[Start of PROVIDED DATA]

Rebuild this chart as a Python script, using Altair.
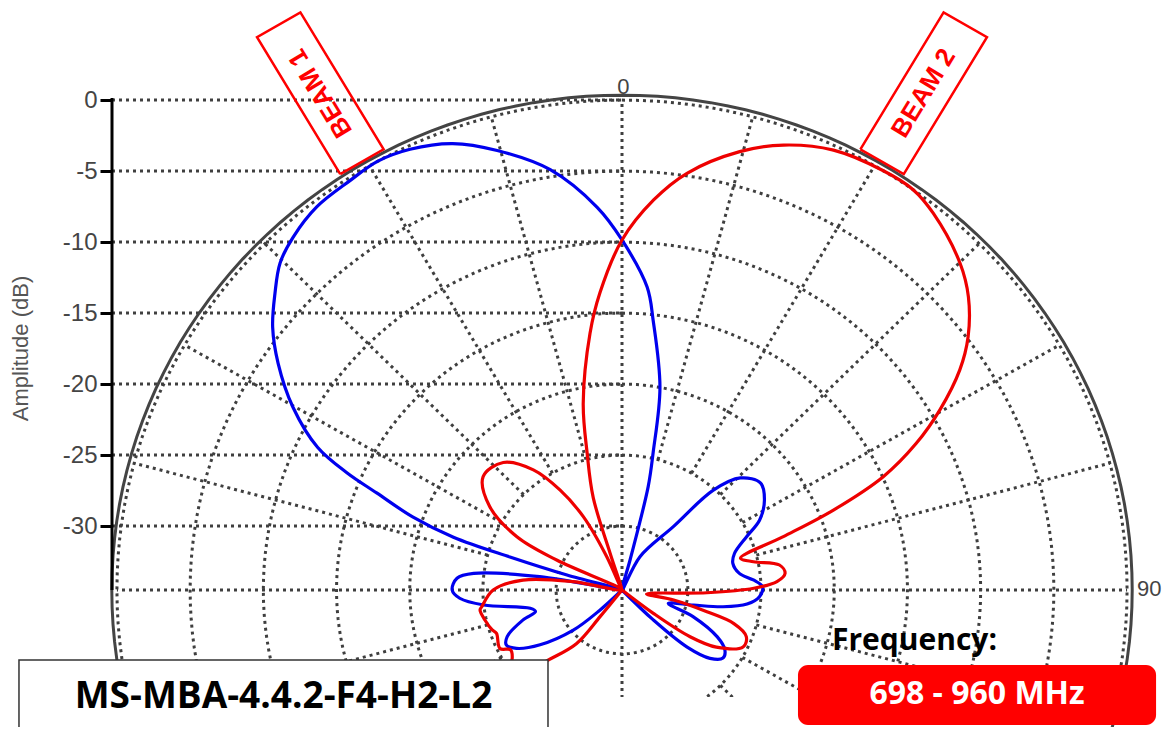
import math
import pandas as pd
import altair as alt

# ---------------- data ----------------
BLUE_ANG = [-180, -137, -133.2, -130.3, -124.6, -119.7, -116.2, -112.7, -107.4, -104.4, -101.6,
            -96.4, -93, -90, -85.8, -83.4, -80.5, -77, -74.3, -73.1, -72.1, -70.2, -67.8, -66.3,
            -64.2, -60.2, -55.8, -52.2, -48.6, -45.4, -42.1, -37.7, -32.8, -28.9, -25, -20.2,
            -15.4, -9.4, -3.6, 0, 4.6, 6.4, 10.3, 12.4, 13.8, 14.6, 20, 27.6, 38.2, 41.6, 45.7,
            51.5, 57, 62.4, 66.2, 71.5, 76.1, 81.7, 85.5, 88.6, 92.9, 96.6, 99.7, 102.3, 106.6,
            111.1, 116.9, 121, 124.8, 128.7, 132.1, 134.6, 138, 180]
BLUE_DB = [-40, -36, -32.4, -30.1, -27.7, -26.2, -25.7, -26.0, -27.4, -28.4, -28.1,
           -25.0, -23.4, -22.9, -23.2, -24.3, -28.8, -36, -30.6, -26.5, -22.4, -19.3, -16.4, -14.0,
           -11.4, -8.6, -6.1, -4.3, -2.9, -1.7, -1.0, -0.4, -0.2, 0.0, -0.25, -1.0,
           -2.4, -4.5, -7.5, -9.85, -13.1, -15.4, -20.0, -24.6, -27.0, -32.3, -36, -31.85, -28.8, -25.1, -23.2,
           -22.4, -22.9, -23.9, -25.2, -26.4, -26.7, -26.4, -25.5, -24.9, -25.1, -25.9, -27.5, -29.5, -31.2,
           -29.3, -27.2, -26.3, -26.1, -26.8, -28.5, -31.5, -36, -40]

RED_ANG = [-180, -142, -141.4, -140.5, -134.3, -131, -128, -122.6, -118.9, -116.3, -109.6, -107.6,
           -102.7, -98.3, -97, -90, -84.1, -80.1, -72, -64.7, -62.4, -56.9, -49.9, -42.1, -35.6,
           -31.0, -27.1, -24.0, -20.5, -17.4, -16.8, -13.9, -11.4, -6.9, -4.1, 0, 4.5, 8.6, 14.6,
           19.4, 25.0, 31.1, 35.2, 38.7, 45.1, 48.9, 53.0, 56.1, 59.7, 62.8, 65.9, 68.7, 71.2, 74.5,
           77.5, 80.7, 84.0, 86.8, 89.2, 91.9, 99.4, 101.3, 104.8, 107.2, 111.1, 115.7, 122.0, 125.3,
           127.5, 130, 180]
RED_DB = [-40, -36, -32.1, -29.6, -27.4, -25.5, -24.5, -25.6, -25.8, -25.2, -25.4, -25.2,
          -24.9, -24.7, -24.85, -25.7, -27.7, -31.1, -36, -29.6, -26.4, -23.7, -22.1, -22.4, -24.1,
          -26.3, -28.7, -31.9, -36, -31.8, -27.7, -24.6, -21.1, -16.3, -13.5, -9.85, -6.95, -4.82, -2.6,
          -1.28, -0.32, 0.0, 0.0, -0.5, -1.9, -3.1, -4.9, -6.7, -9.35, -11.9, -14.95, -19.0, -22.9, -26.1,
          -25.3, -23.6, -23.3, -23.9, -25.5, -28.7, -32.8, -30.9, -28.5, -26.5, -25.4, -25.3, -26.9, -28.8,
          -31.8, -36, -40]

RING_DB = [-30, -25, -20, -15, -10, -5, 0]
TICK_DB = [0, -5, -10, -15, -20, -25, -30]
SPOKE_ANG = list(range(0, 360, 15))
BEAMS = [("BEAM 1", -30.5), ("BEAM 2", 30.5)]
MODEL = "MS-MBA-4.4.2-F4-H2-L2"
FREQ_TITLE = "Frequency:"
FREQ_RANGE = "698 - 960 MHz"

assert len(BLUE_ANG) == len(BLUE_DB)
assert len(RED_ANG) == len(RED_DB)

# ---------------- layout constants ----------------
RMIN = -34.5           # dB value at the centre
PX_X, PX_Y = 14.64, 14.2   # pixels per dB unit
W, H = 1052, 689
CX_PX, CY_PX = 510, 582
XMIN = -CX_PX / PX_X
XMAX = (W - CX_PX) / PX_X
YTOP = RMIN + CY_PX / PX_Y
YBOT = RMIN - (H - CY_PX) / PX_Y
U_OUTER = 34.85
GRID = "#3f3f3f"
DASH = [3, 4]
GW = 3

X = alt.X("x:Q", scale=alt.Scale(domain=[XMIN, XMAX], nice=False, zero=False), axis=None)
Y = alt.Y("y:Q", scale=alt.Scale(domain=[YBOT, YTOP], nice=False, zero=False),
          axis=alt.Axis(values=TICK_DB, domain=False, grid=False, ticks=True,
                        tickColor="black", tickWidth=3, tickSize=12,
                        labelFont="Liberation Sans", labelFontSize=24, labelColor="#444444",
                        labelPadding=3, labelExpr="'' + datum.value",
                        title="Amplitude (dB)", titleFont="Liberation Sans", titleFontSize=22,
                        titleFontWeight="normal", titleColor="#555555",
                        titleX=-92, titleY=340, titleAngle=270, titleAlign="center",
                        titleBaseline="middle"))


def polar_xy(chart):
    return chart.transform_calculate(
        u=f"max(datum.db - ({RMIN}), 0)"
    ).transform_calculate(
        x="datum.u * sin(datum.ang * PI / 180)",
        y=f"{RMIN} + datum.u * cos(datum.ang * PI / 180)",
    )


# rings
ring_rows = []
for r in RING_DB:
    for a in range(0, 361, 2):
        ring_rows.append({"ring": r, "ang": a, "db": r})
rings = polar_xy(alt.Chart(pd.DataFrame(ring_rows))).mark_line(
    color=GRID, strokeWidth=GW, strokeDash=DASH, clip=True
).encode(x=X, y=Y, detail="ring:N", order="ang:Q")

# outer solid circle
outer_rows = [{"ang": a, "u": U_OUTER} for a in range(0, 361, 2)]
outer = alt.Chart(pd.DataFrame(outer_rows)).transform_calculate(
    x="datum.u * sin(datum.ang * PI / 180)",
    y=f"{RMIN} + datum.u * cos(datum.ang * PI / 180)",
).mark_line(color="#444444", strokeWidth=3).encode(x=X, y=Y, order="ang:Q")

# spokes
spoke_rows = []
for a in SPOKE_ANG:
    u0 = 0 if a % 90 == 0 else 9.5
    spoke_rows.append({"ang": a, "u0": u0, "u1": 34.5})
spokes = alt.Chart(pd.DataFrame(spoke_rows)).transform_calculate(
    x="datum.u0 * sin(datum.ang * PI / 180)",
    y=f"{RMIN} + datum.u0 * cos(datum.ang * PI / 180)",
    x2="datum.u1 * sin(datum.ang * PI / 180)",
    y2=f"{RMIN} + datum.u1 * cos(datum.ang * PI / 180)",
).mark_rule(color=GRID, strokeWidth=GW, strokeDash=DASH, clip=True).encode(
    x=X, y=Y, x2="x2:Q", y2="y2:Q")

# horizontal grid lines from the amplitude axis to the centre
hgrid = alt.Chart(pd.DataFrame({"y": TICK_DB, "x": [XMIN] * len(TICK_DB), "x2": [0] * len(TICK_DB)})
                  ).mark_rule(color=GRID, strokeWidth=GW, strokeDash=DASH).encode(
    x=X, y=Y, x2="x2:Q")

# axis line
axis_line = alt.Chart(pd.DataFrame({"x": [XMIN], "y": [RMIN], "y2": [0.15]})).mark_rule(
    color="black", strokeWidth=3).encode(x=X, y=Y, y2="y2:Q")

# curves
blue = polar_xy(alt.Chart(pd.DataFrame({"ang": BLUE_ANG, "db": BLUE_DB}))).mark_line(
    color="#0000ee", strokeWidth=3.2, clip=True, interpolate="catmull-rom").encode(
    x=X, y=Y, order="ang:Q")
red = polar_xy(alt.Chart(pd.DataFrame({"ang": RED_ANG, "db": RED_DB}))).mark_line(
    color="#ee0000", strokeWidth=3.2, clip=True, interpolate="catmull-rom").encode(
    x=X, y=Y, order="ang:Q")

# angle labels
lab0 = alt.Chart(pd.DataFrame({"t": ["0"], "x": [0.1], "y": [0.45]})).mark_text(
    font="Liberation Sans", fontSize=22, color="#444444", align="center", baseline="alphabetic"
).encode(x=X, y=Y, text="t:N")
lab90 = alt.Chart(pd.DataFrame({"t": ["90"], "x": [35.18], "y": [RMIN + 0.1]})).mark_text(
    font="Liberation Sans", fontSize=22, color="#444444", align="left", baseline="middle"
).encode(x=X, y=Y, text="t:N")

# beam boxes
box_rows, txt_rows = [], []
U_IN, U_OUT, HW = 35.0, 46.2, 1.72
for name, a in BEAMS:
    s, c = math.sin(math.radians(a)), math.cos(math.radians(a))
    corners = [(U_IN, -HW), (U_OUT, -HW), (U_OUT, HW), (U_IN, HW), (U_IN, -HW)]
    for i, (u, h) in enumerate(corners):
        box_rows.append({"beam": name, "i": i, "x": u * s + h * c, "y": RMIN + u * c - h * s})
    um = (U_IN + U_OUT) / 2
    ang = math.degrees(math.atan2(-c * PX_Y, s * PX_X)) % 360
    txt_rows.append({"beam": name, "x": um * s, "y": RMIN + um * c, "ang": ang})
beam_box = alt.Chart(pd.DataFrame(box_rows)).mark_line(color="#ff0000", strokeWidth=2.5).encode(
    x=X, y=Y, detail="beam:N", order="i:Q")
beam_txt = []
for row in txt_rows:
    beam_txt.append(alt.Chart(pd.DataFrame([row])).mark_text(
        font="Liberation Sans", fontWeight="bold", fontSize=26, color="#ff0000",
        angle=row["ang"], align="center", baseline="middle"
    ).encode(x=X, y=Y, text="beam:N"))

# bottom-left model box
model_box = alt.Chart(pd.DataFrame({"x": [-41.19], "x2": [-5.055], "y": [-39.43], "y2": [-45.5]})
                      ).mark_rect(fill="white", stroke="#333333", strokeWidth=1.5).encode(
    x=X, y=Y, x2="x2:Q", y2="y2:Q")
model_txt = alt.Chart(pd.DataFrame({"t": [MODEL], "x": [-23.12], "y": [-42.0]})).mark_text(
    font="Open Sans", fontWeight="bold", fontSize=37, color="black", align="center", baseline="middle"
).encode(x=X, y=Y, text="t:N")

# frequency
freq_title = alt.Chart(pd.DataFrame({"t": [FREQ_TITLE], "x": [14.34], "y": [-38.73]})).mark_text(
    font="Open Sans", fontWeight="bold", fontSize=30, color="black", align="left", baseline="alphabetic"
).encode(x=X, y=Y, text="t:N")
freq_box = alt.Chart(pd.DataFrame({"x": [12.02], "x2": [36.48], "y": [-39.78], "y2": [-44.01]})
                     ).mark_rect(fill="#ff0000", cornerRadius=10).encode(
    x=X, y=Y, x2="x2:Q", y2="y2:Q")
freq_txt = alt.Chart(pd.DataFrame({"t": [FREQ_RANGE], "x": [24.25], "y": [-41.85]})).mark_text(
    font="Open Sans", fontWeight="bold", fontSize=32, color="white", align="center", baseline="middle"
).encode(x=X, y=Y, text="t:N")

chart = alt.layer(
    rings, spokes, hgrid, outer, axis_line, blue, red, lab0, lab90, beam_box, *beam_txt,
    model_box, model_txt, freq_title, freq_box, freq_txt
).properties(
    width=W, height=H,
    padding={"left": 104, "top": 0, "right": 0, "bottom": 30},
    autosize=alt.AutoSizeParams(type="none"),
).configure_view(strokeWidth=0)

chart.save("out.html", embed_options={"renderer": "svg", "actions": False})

[End of PROVIDED DATA]

*SHORT TASK*.
Repeat the lines exactly as they stand, from the opening line of the data through the line with "import altair as alt". Pictures stay out of the copy.

*ANSWER TO THE EXERCISE*.
Rebuild this chart as a Python script, using Altair.
import math
import pandas as pd
import altair as alt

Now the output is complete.